Cadbury Eggs and Capitalism

Copyright © 2003, Glenn Story

This past Sunday was Easter.  This is the first year my kids didn’t get some Cadbury eggs.  Chalk it up to a bad economy and the fact that they’re growing up.  Still, it is the end of an era.

In case you don’t know, Cadbury eggs are a chocolate covered confectionery, the inside of which is a sweet combination of secret ingredients that actually looks like the inside of a hard-boiled egg:  a yellow “yolk” surrounded by white, both portions made of sweet goodness.
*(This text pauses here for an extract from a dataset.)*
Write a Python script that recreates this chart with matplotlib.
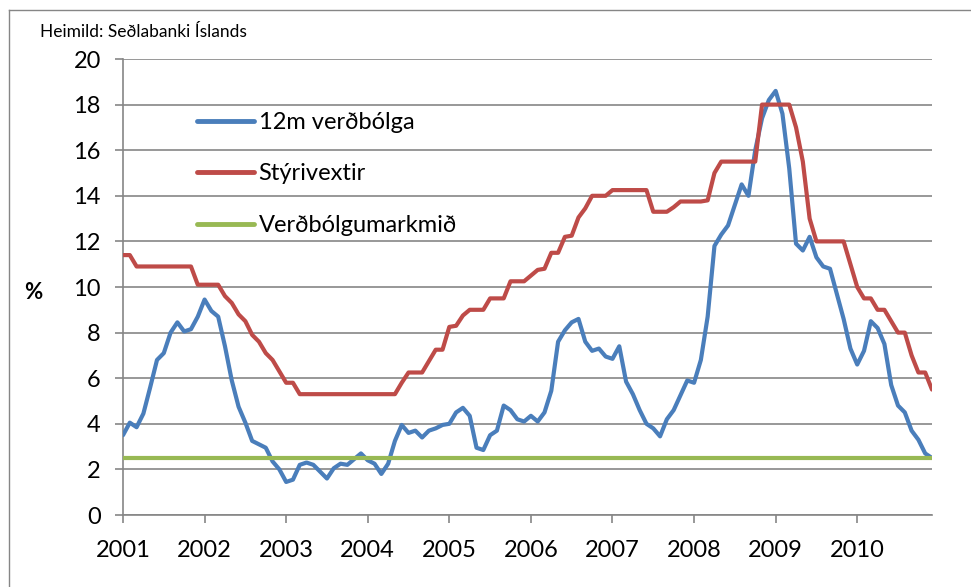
import matplotlib
matplotlib.use("Agg")
import matplotlib.pyplot as plt
from matplotlib.lines import Line2D

# monthly data, Jan 2001 - Dec 2010
years = [str(y) for y in range(2001, 2011)]

verdbolga = [
    3.5, 4.05, 3.85, 4.45, 5.6, 6.8, 7.1, 8.0, 8.45, 8.05, 8.15, 8.7,
    9.45, 8.95, 8.7, 7.4, 5.9, 4.75, 4.05, 3.25, 3.1, 2.95, 2.35, 2.0,
    1.45, 1.55, 2.2, 2.3, 2.2, 1.9, 1.6, 2.05, 2.25, 2.2, 2.45, 2.7,
    2.4, 2.25, 1.8, 2.25, 3.25, 3.95, 3.6, 3.7, 3.4, 3.7, 3.8, 3.95,
    4.0, 4.5, 4.7, 4.35, 2.95, 2.85, 3.5, 3.7, 4.8, 4.6, 4.2, 4.1,
    4.35, 4.1, 4.5, 5.45, 7.6, 8.1, 8.45, 8.6, 7.6, 7.2, 7.3, 6.95,
    6.85, 7.4, 5.85, 5.3, 4.6, 4.0, 3.8, 3.45, 4.2, 4.6, 5.25, 5.9,
    5.8, 6.8, 8.7, 11.8, 12.3, 12.7, 13.6, 14.5, 14.0, 16.0, 17.4, 18.2,
    18.6, 17.6, 15.2, 11.9, 11.6, 12.2, 11.3, 10.9, 10.8, 9.7, 8.6, 7.3,
    6.6, 7.2, 8.5, 8.2, 7.5, 5.7, 4.8, 4.5, 3.7, 3.3, 2.7, 2.5,
]

styrivextir = [
    11.4, 11.4, 10.9, 10.9, 10.9, 10.9, 10.9, 10.9, 10.9, 10.9, 10.9, 10.1,
    10.1, 10.1, 10.1, 9.6, 9.3, 8.8, 8.5, 7.9, 7.6, 7.1, 6.8, 6.3,
    5.8, 5.8, 5.3, 5.3, 5.3, 5.3, 5.3, 5.3, 5.3, 5.3, 5.3, 5.3,
    5.3, 5.3, 5.3, 5.3, 5.3, 5.8, 6.25, 6.25, 6.25, 6.75, 7.25, 7.25,
    8.25, 8.3, 8.75, 9.0, 9.0, 9.0, 9.5, 9.5, 9.5, 10.25, 10.25, 10.25,
    10.5, 10.75, 10.8, 11.5, 11.5, 12.2, 12.25, 13.05, 13.45, 14.0, 14.0, 14.0,
    14.25, 14.25, 14.25, 14.25, 14.25, 14.25, 13.3, 13.3, 13.3, 13.5, 13.75, 13.75,
    13.75, 13.75, 13.8, 15.0, 15.5, 15.5, 15.5, 15.5, 15.5, 15.5, 18.0, 18.0,
    18.0, 18.0, 18.0, 17.0, 15.5, 13.0, 12.0, 12.0, 12.0, 12.0, 12.0, 11.0,
    10.0, 9.5, 9.5, 9.0, 9.0, 8.5, 8.0, 8.0, 7.0, 6.25, 6.25, 5.5,
]

markmid = [2.5] * 120

months = list(range(len(verdbolga)))

plt.rcParams["font.family"] = ["Lato", "DejaVu Sans"]

fig = plt.figure(figsize=(9.71, 5.87), dpi=100)
ax = fig.add_axes([123 / 971, 1 - 515 / 587, (932 - 123) / 971, (515 - 59) / 587])

grid_c = "#868686"
ax.plot(months, verdbolga, color="#4A7EBB", lw=3, solid_capstyle="round",
        label="12m verðbólga", zorder=3)
ax.plot(months, styrivextir, color="#BE4B48", lw=3, solid_capstyle="round",
        label="Stýrivextir", zorder=3)
ax.plot(months, markmid, color="#98B954", lw=3, solid_capstyle="round",
        label="Verðbólgumarkmið", zorder=3)

ax.set_xlim(0, 119)
ax.set_ylim(0, 20)
ax.set_yticks(range(0, 21, 2))
ax.set_xticks(range(0, 120, 12))
ax.set_xticklabels(years)
ax.yaxis.grid(True, color=grid_c, lw=1.2)
ax.set_axisbelow(True)
for s in ["top", "right"]:
    ax.spines[s].set_visible(False)
for s in ["left", "bottom"]:
    ax.spines[s].set_color(grid_c)
    ax.spines[s].set_linewidth(1.2)
ax.tick_params(axis="both", colors=grid_c, length=6, width=1.2, labelsize=17,
               labelcolor="black")
ax.tick_params(axis="x", pad=12)
ax.tick_params(axis="y", pad=10)

ax.set_ylabel("%", rotation=0, fontsize=16, fontweight="bold", va="center")
ax.yaxis.set_label_coords(-0.111, 0.488)

handles = [Line2D([], [], color=c, lw=3.5, solid_capstyle="round")
           for c in ["#4A7EBB", "#BE4B48", "#98B954"]]
ax.legend(handles, ["12m verðbólga", "Stýrivextir", "Verðbólgumarkmið"],
          loc="upper left", bbox_to_anchor=(0.08, 0.905), frameon=False,
          fontsize=17, handlelength=2.4, handletextpad=0.2, labelspacing=1.3,
          borderaxespad=0)

fig.text(40 / 971, 1 - 32 / 587, "Heimild: Seðlabanki Íslands", fontsize=12.5,
         va="center", ha="left")

# frame lines of the original box
fig.add_artist(Line2D([9 / 971, 9 / 971], [0, 1 - 10 / 587], color=grid_c, lw=1))
fig.add_artist(Line2D([9 / 971, 1], [1 - 10 / 587, 1 - 10 / 587], color=grid_c, lw=1))

fig.savefig("out.png", dpi=100)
My kids make ecstatic noises whenever they even discuss Cadbury eggs.

I saw a TV program yesterday about the history of the Cadbury Company.  It was founded by the Cadbury family in mid 19th Century England.  It started as a tea shop and branched into cocoa.  The Cadbury family is Quaker; they determined to run their business in a fashion consistent with their Christian ideals.  First, they insisted on making a quality product.  They gave their factory workers a decent living wage.  They used a portion of their profits to improve the quality of the area in which the factory was located and they even started a program to teach reading and writing to the poor urban children in their community.  They mounted a campaign to make the jobs of chimney sweeps (mostly poor children) safer.

Cadbury continued to be a family-run business until the mid 20th Century.  During World War II the British government required English companies to retool for making military equipment.  As Quakers, and thus pacifists, the Cadbury family refused.  Eventually they relented to the extent that they began making gas masks, but even then it was not done under the Cadbury name.

In the 1950’s, after being repeatedly buffeted by fluctuations in the commodity price of cocoa the Cadbury company decided it needed to diversify.  To do that, they needed additional capital.  So they “went public”.  They sold stock and converted from a family business to a publicly owned corporation.  They have a board of directors, stock holders, and all the rest.  The first CEO was a member of the Cadbury family, but now even he is retired, and there is no longer any connection between the Cadbury family and the Cadbury Company besides the name.

Cadbury has merged with a soft drink company.  This allowed them to reduce their work force.  They have also automated their factory, further reducing the number of workers.  I doubt if they still contribute to literacy programs.  In short the Cadbury company is not as benevolent as it was when run by the Cadbury family.

Yet, is it surprising?  The problem with public companies, I assert, is that they are amoral.  Not immoral;  this is not a tirade against “big business”.  Amoral:  neither operating in a moral nor immoral manner.  Worse, they are required by law to be so.  A public corporation is run by a board of directors which, in turn, is accountable to the stockholders.  The board has a legal responsibility (called a fiduciary responsibility) to conduct business in a manner that maximizes profits.  To squander money on charities or workplace safety is excusable only to the extent required by law or justifiable on some profit basis.  To do otherwise is “fiscal malfeasance” and subjects individual board members to the threat of stockholder lawsuits and even criminal prosecution.

Let me give an example.  Suppose a company has a choice of “plan A” which will achieve some objective and be friendly to the environment, but will cost $10,000,000.  “Plan B” on the other hand will pollute the air, or some local river but only cost $100,000.  In the absence of environmental legislation, I argue that a board of directors faced with this choice is legally obliged to go with “Plan B”.  To do otherwise would a breach of fiduciary responsibility.

Thus the people that call for a “free market” unfettered by government regulation are simply wrong.  It is foolish to assume that the good of society corresponds with the profitability of an individual company.  As long as boards of directors are bound by law to maximize the latter, we must continue to have other means of looking out for the public good.  Those other means certainly include government regulation.  In any political system short of anarchy the government has a legitimate role of protecting the short and long term welfare of its people.  That role with respect to business just as certainly includes protecting the environment, workplace safety, and decent wages, among others.

Consequently, the question should not be whether the government should regulate business, but rather to what extent?  Is it reasonable to require a company to spend an additional $9,900,000 (as in my example above) on environmental protection?  That is a question we can discuss, as opposed to “should government require any amount of environmental restraints on business?”

Currently it is fashionable to ask “What would Jesus do?”  An apt question, especially at Easter time.  I’m pretty sure He wouldn’t serve on any corporate boards.  He probably wouldn’t even own stock.  In fact He might not participate in the American economy at all.   But then He always did set high standards.     For those of us not up to that level of perfection, we should at least encourage our government (at all levels) to reign in the excesses of business, and not think we’re doing something un-American in the process.

In any case, go buy a Cadbury egg.  (They’re probably on sale now that Easter is over.)  And know that it came from a good company that cared for its product, its workers, and its society.